>> Start

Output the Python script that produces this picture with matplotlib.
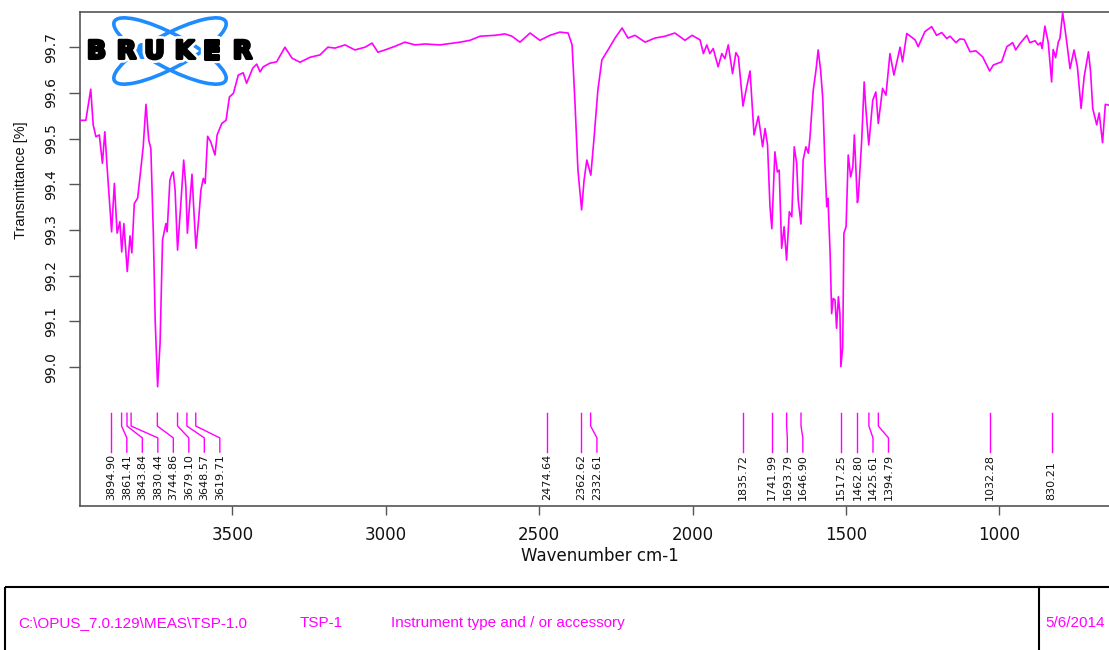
import matplotlib
matplotlib.use("Agg")
import numpy as np
import matplotlib.pyplot as plt
from matplotlib.patches import Ellipse, Circle, Rectangle
import matplotlib.patheffects as pe

# IR spectrum (wavenumber in cm-1, transmittance in %)
wavenumber = [
    3997, 3978, 3962, 3954, 3945, 3934, 3924, 3916, 3908, 3894,
    3885, 3876, 3867, 3861, 3854, 3843, 3834, 3828, 3820, 3809,
    3798, 3791, 3782, 3773, 3766, 3758, 3752, 3744, 3736, 3728,
    3717, 3713, 3704, 3697, 3693, 3687, 3679, 3669, 3659, 3652,
    3647, 3642, 3632, 3626, 3619, 3610, 3603, 3595, 3589, 3581,
    3571, 3557, 3550, 3535, 3521, 3510, 3497, 3481, 3465, 3454,
    3434, 3421, 3410, 3400, 3378, 3356, 3329, 3306, 3280, 3247,
    3215, 3189, 3166, 3133, 3101, 3068, 3045, 3026, 3003, 2970,
    2938, 2905, 2873, 2824, 2758, 2726, 2693, 2644, 2612, 2589,
    2563, 2530, 2498, 2465, 2433, 2406, 2393, 2384, 2374, 2362,
    2354, 2345, 2332, 2322, 2309, 2296, 2276, 2253, 2230, 2211,
    2188, 2155, 2123, 2090, 2058, 2025, 2002, 1976, 1965, 1954,
    1944, 1933, 1917, 1905, 1895, 1884, 1870, 1859, 1851, 1836,
    1826, 1813, 1800, 1786, 1778, 1772, 1764, 1756, 1748, 1742,
    1732, 1724, 1718, 1710, 1702, 1694, 1685, 1677, 1669, 1661,
    1656, 1647, 1640, 1631, 1623, 1618, 1607, 1598, 1591, 1583,
    1576, 1569, 1563, 1559, 1552, 1547, 1542, 1536, 1531, 1525,
    1520, 1517, 1511, 1507, 1500, 1493, 1485, 1478, 1473, 1463,
    1460, 1449, 1441, 1436, 1426, 1413, 1403, 1395, 1381, 1370,
    1357, 1344, 1324, 1316, 1302, 1275, 1265, 1243, 1221, 1205,
    1188, 1172, 1161, 1142, 1129, 1115, 1096, 1077, 1055, 1032,
    1020, 993, 976, 957, 947, 933, 911, 901, 884, 874,
    866, 861, 852, 841, 830, 825, 817, 808, 803, 794,
    783, 770, 757, 746, 734, 724, 710, 703, 696, 683,
    675, 664, 655, 643,
]
transmittance = [
    99.540, 99.540, 99.608, 99.530, 99.504, 99.508, 99.446, 99.515, 99.431, 99.296,
    99.402, 99.293, 99.318, 99.252, 99.314, 99.209, 99.287, 99.250, 99.358, 99.370,
    99.438, 99.482, 99.575, 99.497, 99.478, 99.293, 99.103, 98.957, 99.052, 99.278,
    99.314, 99.296, 99.409, 99.424, 99.427, 99.387, 99.256, 99.351, 99.453, 99.395,
    99.293, 99.336, 99.422, 99.344, 99.260, 99.325, 99.387, 99.413, 99.402, 99.505,
    99.493, 99.464, 99.508, 99.533, 99.540, 99.591, 99.599, 99.639, 99.644, 99.621,
    99.654, 99.663, 99.646, 99.657, 99.665, 99.668, 99.700, 99.676, 99.667, 99.678,
    99.683, 99.700, 99.698, 99.705, 99.694, 99.700, 99.709, 99.689, 99.694, 99.702,
    99.711, 99.705, 99.707, 99.705, 99.711, 99.715, 99.724, 99.726, 99.729, 99.724,
    99.711, 99.731, 99.715, 99.726, 99.733, 99.731, 99.705, 99.584, 99.431, 99.344,
    99.409, 99.453, 99.420, 99.497, 99.606, 99.672, 99.694, 99.720, 99.742, 99.720,
    99.726, 99.711, 99.720, 99.724, 99.731, 99.715, 99.726, 99.716, 99.686, 99.705,
    99.686, 99.697, 99.657, 99.686, 99.675, 99.705, 99.642, 99.688, 99.679, 99.571,
    99.606, 99.648, 99.508, 99.549, 99.511, 99.482, 99.522, 99.486, 99.351, 99.303,
    99.471, 99.427, 99.431, 99.260, 99.307, 99.234, 99.340, 99.329, 99.482, 99.446,
    99.365, 99.313, 99.453, 99.482, 99.468, 99.500, 99.606, 99.650, 99.694, 99.650,
    99.588, 99.446, 99.351, 99.369, 99.249, 99.117, 99.150, 99.147, 99.085, 99.154,
    99.117, 99.001, 99.044, 99.293, 99.307, 99.464, 99.416, 99.438, 99.508, 99.360,
    99.373, 99.497, 99.624, 99.570, 99.486, 99.584, 99.602, 99.533, 99.610, 99.595,
    99.686, 99.639, 99.700, 99.668, 99.730, 99.716, 99.701, 99.734, 99.745, 99.726,
    99.732, 99.719, 99.724, 99.710, 99.718, 99.717, 99.690, 99.692, 99.679, 99.648,
    99.661, 99.668, 99.701, 99.710, 99.694, 99.708, 99.726, 99.710, 99.714, 99.705,
    99.710, 99.697, 99.746, 99.710, 99.624, 99.695, 99.677, 99.712, 99.719, 99.775,
    99.723, 99.653, 99.694, 99.657, 99.566, 99.635, 99.690, 99.646, 99.566, 99.530,
    99.556, 99.491, 99.575, 99.573,
]

# picked peaks
peak_positions = [
    3894.90, 3861.41, 3843.84, 3830.44, 3744.86, 3679.10, 3648.57, 3619.71,
    2474.64, 2362.62, 2332.61,
    1835.72, 1741.99, 1693.79, 1646.90, 1517.25, 1462.80, 1425.61, 1394.79,
    1032.28, 830.21,
]

x_ticks = [3500, 3000, 2500, 2000, 1500, 1000]
y_ticks = [99.0, 99.1, 99.2, 99.3, 99.4, 99.5, 99.6, 99.7]

footer_path = "C:\\OPUS_7.0.129\\MEAS\\TSP-1.0"
footer_sample = "TSP-1"
footer_instrument = "Instrument type and / or accessory"
footer_date = "5/6/2014"

MAGENTA = "#ff00ff"
SPINE = "#555555"
W, H = 1109, 650

fig = plt.figure(figsize=(W / 100, H / 100), dpi=100)
fig.patch.set_facecolor("white")

ax = fig.add_axes([80 / W, 144 / H, 1029 / W, 494 / H])
ax.plot(wavenumber, transmittance, color=MAGENTA, lw=1.2, zorder=3)
ax.set_xlim(3997, 643)
ax.set_ylim(98.696, 99.777)

ax.set_xticks(x_ticks)
ax.set_xticklabels([str(v) for v in x_ticks])
ax.set_yticks(y_ticks)
ax.set_yticklabels([f"{v:.1f}" for v in y_ticks], rotation=90, va="center")
ax.tick_params(axis="x", length=6.5, width=1, color=SPINE, pad=8,
               labelsize=12, labelcolor="#111111")
ax.tick_params(axis="y", length=7.8, width=1, color=SPINE, pad=8,
               labelsize=10, labelcolor="#111111")
for side in ("left", "bottom", "top"):
    ax.spines[side].set_color(SPINE)
    ax.spines[side].set_linewidth(1.2)
ax.spines["right"].set_visible(False)

ax.set_xlabel("Wavenumber cm-1", fontsize=12, color="#111111")
ax.xaxis.label.set_va("center")
ax.xaxis.set_label_coords((600 - 80) / 1029, (506 - 556) / 494)
ax.set_ylabel("Transmittance [%]", fontsize=10.5, color="#111111",
              family="Liberation Sans")
ax.yaxis.label.set_va("center")
ax.yaxis.set_label_coords((21 - 80) / 1029, (506 - 180) / 494)

# peak labels: leader lines spread apart so the labels do not overlap
fig.canvas.draw()
to_px = ax.transData
to_data = to_px.inverted()
min_gap = 15.5
prev = -1e9
for p in peak_positions:
    xp = to_px.transform((p, 99.0))[0]
    xl = max(xp, prev + min_gap)
    prev = xl
    q = to_data.transform((xl, 99.0))[0]
    ax.plot([p, p, q, q], [98.899, 98.871, 98.845, 98.814],
            color=MAGENTA, lw=1.0, zorder=3)
    ax.text(q, 98.709, f"{p:.2f}", rotation=90, ha="center", va="bottom",
            fontsize=8, color="#111111")

# pixel-space layer for the logo and the footer block
ov = fig.add_axes([0, 0, 1, 1], facecolor="none")
ov.set_xlim(0, W)
ov.set_ylim(H, 0)
ov.axis("off")

# logo: two crossed orbits, one electron on each
BLUE = "#1e8bff"
cx, cy, a, b, tilt = 170.0, 51.0, 63.0, 17.0, 28.0
t = np.linspace(0, 2 * np.pi, 721)
for sgn in (1, -1):
    th = np.radians(sgn * tilt)
    ov.add_patch(Ellipse((cx, cy), 2 * a, 2 * b, angle=np.degrees(th),
                         fill=False, ec=BLUE, lw=2.6))
    ex = cx + a * np.cos(t) * np.cos(th) - b * np.sin(t) * np.sin(th)
    ey = cy + a * np.cos(t) * np.sin(th) + b * np.sin(t) * np.cos(th)
    half = ey < cy if sgn < 0 else ey > cy
    k = np.argmin(np.abs(ex[half] - 142))
    ov.add_patch(Circle((ex[half][k], ey[half][k]), 4.3, color=BLUE))

letter_x = [96.5, 126.5, 154.5, 184.5, 211.5, 242.5]
for ch, lx in zip("BRUKER", letter_x):
    ov.text(lx, 51.5, ch, ha="center", va="center", fontsize=18,
            fontweight="bold", color="black", family="DejaVu Sans",
            path_effects=[pe.Stroke(linewidth=6, foreground="white"),
                          pe.Stroke(linewidth=2.2, foreground="black"),
                          pe.Normal()])

ov.add_patch(Rectangle((5, 587), 1200, 120, fill=False, ec="black", lw=1.5,
                       clip_on=False))
ov.plot([1039, 1039], [587, 660], color="black", lw=1.5)
for tx, s in ((18, footer_path), (300, footer_sample),
              (391, footer_instrument), (1045, footer_date)):
    ov.text(tx, 623, s, ha="left", va="center", fontsize=11,
            family="Liberation Sans", color=MAGENTA)

fig.savefig("out.png", dpi=100)
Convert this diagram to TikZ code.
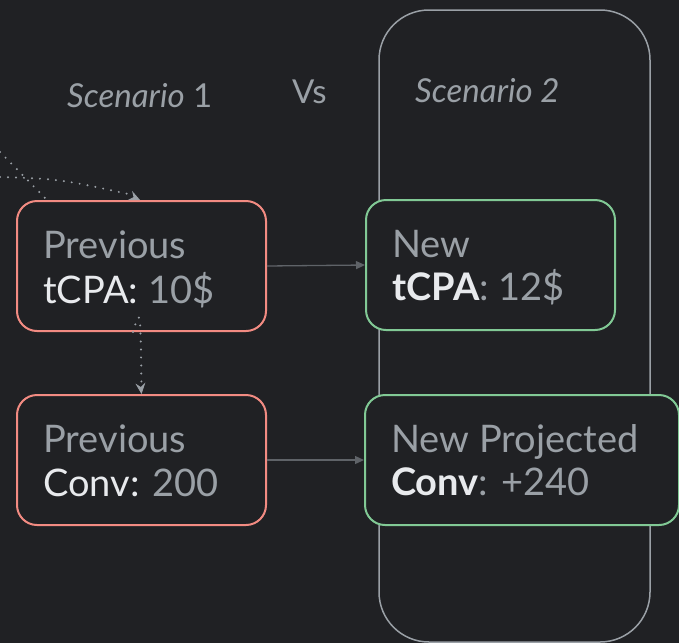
\documentclass[tikz,border=0pt]{standalone}
\usepackage{fontspec}
\setmainfont{Lato}
\usetikzlibrary{arrows.meta}
\definecolor{cbg}{HTML}{202124}
\definecolor{cred}{HTML}{F28B82}
\definecolor{cgreen}{HTML}{81C995}
\definecolor{cgray}{HTML}{9AA0A6}
\definecolor{cwhite}{HTML}{E8EAED}
\definecolor{cline}{HTML}{5F6368}
\begin{document}
\begin{tikzpicture}[x=1pt,y=-1pt,
  box/.style={draw, fill=cbg, line width=2pt, rounded corners=20pt, minimum width=249pt, minimum height=130pt, inner sep=0pt},
  redbox/.style={box, draw=cred},
  greenbox/.style={box, draw=cgreen},
  txt/.style={anchor=base west, inner sep=0pt, font=\fontsize{38}{45}\selectfont, text=cgray},
  head/.style={anchor=base west, inner sep=0pt, font=\fontsize{33}{38}\selectfont, text=cgray},
  solidarrow/.style={draw=cline, line width=1.3pt, -{Triangle[length=9pt,width=8pt]}},
  dotline/.style={draw=cgray, line width=2.2pt, line cap=round, dash pattern=on 0pt off 8pt},
  tiponly/.style={draw=cgray, fill=cgray, line width=0.8pt, solid, -{Stealth[length=11pt,width=10pt,inset=4pt]}}
]
\fill[cbg] (0,0) rectangle (679,643);
\useasboundingbox (0,0) rectangle (679,643);

% Scenario 2 frame
\node[draw=cgray, line width=1.5pt, rounded corners=50pt, minimum width=271pt, minimum height=632pt, inner sep=0pt] (s2) at (514.5,326) {};

% headings
\node[head] (h1) at (67,107) {\textit{Scenario} 1};
\node[head] (hv) at (292,103) {Vs};
\node[head] (h2) at (415,102) {\textit{Scenario 2}};

% boxes
\node[redbox] (p1) at (141.5,266) {};
\node[redbox] (p2) at (141.5,460) {};
\node[greenbox] (n1) at (490.5,265) {};
\node[greenbox, minimum width=314pt] (n2) at (522,460) {};

% texts
\node[txt] (p1a) at (43,258) {Previous};
\node[txt] (p1b) at (43,303) {{\color{cwhite}tCPA:} 10\$};
\node[txt] (p2a) at (43,452) {Previous};
\node[txt] (p2b) at (43,496) {{\color{cwhite}Conv:} 200};
\node[txt] (n1a) at (392,257) {New};
\node[txt] (n1b) at (392,300) {{\color{cwhite}\bfseries tCPA}: 12\$};
\node[txt] (n2a) at (391,452) {New Projected};
\node[txt] (n2b) at (391,495) {{\color{cwhite}\bfseries Conv}: +240};

% connectors
\draw[solidarrow] (p1.east) -- (n1.west);
\draw[solidarrow] (p2.east) -- (n2.west);

\coordinate (in1) at (0,152);
\coordinate (in2) at (0,177);
\draw[dotline] (in1) -- ([xshift=-91.5pt,yshift=-3pt]p1.north);
\draw[dotline] (in2) .. controls (60,179) .. ([xshift=-4pt,yshift=4pt]p1.north);
\draw[tiponly] ([xshift=-7pt,yshift=2.5pt]p1.north) -- ([xshift=-1.5pt]p1.north);
\draw[dotline] ([xshift=-8.5pt]p1.south) .. controls ([xshift=-1pt,yshift=25pt]p1.south) .. ([yshift=4pt]p2.north);
\draw[tiponly] ([xshift=-0.3pt,yshift=3pt]p2.north) -- (p2.north);
\end{tikzpicture}
\end{document}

>> End

### AIM
Only the lines from the start of the records through the line containing "import matplotlib.patheffects as pe" should be repeated, word for word, with the pictures left out.

### FULL SOLUTION
Output the Python script that produces this picture with matplotlib.
import matplotlib
matplotlib.use("Agg")
import numpy as np
import matplotlib.pyplot as plt
from matplotlib.patches import Ellipse, Circle, Rectangle
import matplotlib.patheffects as pe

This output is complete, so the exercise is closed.